The five-payline structure also shapes the feel. You are not getting the constant noise of 243 ways or 1,024 ways designs. Wins should be easier to track, but line coverage is limited, so part of the experience depends on feature engagement rather than line-hit fireworks.
My SlotReviewer verdict on the score is pretty simple. The game earns credit for a polished, coherent bonus loop and a sensible low-volatility identity, but it loses points because the math package is only decent and the design is not exactly kicking down the saloon doors with fresh ideas. This is a competent branded slot, not a category bully.
In plain English: expect a friendlier bankroll tempo, visible bonus goals, and bursts of excitement when the Hold and Win setup appears. Do not expect chaotic swings, wild innovation, or the kind of edge-of-seat brutality high-volatility hunters brag about in group chats.
Mobile & Performance
Octoplay usually delivers clean mobile execution, and this game appears built for that environment.
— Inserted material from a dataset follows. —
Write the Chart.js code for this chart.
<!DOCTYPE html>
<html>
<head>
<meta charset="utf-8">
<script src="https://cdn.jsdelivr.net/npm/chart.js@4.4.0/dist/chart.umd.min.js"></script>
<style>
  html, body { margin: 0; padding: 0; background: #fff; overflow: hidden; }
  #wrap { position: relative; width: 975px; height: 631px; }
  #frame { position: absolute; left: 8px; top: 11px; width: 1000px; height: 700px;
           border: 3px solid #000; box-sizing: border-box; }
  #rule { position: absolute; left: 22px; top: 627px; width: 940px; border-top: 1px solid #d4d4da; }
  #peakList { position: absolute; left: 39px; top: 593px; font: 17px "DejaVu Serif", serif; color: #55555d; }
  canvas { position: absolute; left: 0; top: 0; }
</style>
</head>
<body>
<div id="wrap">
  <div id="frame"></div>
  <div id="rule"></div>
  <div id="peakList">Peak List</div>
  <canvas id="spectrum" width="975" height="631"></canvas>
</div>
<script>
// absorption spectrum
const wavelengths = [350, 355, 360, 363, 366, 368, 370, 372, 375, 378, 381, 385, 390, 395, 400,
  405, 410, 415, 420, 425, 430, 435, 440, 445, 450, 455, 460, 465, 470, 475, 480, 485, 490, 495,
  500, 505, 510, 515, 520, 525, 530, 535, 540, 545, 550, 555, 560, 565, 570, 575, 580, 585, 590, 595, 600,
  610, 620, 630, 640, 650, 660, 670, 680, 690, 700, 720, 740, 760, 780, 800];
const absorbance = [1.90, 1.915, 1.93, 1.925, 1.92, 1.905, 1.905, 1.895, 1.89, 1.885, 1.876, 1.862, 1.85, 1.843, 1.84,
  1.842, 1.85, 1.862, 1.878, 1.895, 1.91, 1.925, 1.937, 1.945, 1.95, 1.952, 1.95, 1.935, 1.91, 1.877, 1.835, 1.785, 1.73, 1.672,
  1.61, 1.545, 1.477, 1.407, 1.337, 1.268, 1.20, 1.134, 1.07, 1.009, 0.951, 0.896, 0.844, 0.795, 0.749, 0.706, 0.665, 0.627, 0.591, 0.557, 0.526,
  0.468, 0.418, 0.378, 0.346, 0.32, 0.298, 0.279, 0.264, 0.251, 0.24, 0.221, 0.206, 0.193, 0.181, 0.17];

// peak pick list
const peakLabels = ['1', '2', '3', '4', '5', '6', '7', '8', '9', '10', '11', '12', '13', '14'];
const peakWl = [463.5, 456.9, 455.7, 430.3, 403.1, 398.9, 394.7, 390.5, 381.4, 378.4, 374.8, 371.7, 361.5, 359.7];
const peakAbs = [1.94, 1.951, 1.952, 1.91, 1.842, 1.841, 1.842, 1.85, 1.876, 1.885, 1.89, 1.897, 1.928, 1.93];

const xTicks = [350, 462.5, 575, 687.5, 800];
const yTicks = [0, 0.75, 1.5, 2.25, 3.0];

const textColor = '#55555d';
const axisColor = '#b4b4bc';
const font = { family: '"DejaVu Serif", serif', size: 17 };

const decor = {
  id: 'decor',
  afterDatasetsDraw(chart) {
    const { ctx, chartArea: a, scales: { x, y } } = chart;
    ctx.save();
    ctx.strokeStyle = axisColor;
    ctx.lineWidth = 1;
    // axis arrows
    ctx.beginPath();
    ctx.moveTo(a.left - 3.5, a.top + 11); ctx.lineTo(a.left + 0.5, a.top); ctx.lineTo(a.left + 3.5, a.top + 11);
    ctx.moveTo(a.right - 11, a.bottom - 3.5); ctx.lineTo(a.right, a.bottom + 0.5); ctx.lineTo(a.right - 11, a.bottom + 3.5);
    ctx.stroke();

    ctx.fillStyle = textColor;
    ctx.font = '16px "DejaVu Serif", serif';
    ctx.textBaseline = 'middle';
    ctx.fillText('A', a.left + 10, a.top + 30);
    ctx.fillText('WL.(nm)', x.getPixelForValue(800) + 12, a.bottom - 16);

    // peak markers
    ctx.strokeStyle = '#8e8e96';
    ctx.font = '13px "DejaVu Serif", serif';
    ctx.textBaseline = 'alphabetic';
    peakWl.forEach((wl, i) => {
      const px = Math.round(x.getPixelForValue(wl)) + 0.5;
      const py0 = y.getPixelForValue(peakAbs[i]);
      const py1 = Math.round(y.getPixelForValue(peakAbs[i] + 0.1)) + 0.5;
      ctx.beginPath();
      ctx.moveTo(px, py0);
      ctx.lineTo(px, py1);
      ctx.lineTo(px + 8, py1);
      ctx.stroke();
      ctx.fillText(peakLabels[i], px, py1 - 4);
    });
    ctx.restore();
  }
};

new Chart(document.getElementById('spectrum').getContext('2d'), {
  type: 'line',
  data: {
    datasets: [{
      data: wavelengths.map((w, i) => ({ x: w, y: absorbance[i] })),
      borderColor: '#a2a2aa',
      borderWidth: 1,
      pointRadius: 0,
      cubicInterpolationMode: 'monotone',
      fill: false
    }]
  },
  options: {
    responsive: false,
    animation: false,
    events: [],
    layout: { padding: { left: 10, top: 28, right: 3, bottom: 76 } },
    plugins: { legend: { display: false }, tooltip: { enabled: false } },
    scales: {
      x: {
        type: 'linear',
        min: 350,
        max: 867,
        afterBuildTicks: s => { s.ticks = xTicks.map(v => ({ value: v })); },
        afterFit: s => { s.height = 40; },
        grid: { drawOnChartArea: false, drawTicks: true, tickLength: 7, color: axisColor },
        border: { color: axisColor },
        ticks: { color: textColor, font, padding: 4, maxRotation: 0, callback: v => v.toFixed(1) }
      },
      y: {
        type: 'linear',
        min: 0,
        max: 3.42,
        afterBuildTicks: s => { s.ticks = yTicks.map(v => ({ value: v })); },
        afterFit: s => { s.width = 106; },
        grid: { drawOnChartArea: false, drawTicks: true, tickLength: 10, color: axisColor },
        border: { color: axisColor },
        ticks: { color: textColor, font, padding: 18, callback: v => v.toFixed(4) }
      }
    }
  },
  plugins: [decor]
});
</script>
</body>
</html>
Even without a deep official spec sheet, the format tells the story. Five reels, fixed lines, visible values, and a straightforward bonus framework are naturally mobile-friendly. There is not much on screen that should become muddy on smaller devices, which is exactly what you want from a pick-up-and-play branded slot.
The likely advantage here is readability. Cash values, jackpot targets, and the bonus trigger condition are all easy concepts to parse in portrait or landscape. That means less hunting around the interface and more immediate understanding, which is a quiet but important strength in real-money play.
I would still like harder public data on performance benchmarks and market rollout, because that is where new releases can sometimes wobble. But based on Octoplay's broader style, this should be a stable, lightweight experience rather than an overdesigned battery eater. Practical beats flashy more often than studios admit.
Who It Suits
This slot suits brand-led casual players far better than feature junkies or volatility maniacs.
If you like Elvis, prefer lower variance, and want a bonus you can explain without a whiteboard, Cash Is All Right makes sense. The jackpot ladder is obvious, the modifiers add enough anticipation, and the max win is healthy enough to keep the dream alive. There is a clear audience for that.
If you are a seasoned slot player who wants weird mechanics, stacked progression systems, or huge-punch volatility, this will feel a bit too tidy. The game is polished, but it is playing a safe setlist. Sometimes that lands. Sometimes you want the guitar smashed over the monitor.
My final take: this is a decent branded Hold and Win with broad appeal, modest originality, and a stronger everyday profile than its headline RTP suggests. Not bad. Not essential. A professional performance from a game that knows exactly what it is and has no interest in pretending otherwise.